-- What is asked --
Give again, word for word, each line from the top of the listing through the line that holds "import seaborn as sns".

(Figure scripts)
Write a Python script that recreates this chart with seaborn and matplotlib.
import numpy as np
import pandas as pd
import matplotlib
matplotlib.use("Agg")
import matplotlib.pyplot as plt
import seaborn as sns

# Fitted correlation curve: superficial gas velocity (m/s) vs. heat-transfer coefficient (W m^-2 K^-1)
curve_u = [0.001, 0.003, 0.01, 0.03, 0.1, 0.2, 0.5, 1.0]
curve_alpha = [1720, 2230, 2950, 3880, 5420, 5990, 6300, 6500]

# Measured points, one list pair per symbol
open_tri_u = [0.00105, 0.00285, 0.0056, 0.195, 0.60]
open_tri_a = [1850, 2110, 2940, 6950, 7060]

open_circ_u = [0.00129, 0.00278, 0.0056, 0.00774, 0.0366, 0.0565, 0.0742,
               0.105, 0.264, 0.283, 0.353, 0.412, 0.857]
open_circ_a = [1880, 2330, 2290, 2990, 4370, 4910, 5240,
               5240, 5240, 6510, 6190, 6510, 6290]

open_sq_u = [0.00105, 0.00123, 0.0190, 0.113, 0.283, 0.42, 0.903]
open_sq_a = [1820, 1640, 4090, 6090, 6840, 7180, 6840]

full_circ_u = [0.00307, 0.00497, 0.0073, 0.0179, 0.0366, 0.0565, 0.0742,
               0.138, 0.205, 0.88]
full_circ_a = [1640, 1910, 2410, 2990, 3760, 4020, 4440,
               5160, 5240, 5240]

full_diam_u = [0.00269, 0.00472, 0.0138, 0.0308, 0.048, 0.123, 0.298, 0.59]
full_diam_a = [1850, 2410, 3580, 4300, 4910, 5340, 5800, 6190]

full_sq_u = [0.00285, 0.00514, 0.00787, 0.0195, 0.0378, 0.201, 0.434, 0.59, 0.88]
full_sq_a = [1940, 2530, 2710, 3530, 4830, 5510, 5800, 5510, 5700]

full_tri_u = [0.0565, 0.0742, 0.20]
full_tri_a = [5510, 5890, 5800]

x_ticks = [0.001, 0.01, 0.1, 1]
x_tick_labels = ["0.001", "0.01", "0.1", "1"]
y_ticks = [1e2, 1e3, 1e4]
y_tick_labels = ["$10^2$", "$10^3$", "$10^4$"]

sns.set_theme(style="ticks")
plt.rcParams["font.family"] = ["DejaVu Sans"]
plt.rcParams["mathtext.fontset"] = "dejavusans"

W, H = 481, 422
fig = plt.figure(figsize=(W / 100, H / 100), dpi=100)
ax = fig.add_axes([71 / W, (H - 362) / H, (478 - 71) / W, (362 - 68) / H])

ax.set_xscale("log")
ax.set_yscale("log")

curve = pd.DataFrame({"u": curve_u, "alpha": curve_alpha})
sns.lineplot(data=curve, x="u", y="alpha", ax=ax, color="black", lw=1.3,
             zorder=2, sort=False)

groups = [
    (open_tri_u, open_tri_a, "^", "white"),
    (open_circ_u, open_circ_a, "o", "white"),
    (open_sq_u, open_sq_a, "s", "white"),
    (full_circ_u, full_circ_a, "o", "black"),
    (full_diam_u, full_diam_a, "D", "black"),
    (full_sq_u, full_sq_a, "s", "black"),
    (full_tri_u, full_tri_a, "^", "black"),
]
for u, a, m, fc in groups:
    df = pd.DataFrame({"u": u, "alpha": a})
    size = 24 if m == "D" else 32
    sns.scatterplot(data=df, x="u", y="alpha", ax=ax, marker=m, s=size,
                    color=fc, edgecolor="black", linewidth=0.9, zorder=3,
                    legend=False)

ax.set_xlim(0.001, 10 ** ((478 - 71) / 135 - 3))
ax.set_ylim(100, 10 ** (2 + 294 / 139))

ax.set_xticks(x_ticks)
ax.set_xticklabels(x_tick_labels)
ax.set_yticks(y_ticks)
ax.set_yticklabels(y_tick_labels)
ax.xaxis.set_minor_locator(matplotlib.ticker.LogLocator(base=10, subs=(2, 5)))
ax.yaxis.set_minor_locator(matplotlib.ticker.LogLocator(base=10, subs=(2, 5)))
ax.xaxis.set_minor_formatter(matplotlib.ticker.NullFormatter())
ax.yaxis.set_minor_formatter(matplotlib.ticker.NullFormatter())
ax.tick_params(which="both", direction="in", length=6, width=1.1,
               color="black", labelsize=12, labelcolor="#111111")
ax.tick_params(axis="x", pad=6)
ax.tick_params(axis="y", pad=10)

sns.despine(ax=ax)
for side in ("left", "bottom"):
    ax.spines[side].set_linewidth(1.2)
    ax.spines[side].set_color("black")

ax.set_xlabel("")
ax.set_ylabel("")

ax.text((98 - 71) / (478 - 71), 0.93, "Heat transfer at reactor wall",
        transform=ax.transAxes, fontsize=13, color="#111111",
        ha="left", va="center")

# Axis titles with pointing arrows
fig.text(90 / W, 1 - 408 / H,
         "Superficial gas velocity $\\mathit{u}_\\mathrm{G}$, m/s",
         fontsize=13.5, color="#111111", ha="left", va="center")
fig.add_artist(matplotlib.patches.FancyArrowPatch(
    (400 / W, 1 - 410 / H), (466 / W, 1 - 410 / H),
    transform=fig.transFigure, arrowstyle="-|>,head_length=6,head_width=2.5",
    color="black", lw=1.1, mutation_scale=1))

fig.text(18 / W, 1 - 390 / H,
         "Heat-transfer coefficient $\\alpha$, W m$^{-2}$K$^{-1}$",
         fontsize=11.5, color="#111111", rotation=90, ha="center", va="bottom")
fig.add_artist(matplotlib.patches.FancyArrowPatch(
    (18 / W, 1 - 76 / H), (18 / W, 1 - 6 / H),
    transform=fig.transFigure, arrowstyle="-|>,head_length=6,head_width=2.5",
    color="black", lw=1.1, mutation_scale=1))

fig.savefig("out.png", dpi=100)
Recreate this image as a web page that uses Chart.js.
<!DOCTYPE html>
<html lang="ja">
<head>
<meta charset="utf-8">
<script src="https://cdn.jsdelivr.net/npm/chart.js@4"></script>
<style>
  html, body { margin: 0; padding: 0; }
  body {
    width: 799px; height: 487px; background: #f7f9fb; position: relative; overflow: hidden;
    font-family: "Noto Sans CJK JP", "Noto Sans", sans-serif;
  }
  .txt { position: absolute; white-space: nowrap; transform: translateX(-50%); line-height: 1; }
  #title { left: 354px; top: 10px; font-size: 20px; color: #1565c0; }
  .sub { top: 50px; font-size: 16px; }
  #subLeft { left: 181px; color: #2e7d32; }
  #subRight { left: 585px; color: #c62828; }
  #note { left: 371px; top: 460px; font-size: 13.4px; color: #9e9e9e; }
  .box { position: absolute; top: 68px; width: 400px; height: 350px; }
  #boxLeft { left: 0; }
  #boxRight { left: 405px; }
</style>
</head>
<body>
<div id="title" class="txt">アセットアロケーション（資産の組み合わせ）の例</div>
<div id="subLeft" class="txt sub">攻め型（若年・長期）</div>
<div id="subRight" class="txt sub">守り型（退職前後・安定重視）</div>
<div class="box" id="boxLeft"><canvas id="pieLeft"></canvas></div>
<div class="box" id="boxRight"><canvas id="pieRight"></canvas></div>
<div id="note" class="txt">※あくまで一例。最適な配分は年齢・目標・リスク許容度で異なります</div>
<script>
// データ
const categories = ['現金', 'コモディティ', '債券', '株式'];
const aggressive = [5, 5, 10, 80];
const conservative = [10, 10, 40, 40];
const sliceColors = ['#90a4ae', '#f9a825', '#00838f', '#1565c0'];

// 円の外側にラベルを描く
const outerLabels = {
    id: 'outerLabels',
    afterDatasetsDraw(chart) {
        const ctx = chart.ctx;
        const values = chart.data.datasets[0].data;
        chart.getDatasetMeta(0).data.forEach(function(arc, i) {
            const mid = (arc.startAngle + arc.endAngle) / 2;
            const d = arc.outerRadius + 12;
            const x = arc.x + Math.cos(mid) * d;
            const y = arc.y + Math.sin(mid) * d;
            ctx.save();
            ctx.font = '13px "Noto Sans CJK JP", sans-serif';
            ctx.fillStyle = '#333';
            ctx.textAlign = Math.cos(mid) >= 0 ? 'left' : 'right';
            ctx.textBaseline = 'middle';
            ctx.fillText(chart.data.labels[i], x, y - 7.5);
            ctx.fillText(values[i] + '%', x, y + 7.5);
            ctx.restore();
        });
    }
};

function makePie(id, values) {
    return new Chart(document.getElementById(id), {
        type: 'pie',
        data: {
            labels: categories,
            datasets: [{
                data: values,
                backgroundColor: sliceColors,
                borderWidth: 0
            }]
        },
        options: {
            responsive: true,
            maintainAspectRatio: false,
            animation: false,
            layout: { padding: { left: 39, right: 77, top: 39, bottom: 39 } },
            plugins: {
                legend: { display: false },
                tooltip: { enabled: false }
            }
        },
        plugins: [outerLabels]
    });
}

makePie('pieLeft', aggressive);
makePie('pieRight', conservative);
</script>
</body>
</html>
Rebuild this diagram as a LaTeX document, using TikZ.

-- Expected answer --
Write a Python script that recreates this chart with seaborn and matplotlib.
import numpy as np
import pandas as pd
import matplotlib
matplotlib.use("Agg")
import matplotlib.pyplot as plt
import seaborn as sns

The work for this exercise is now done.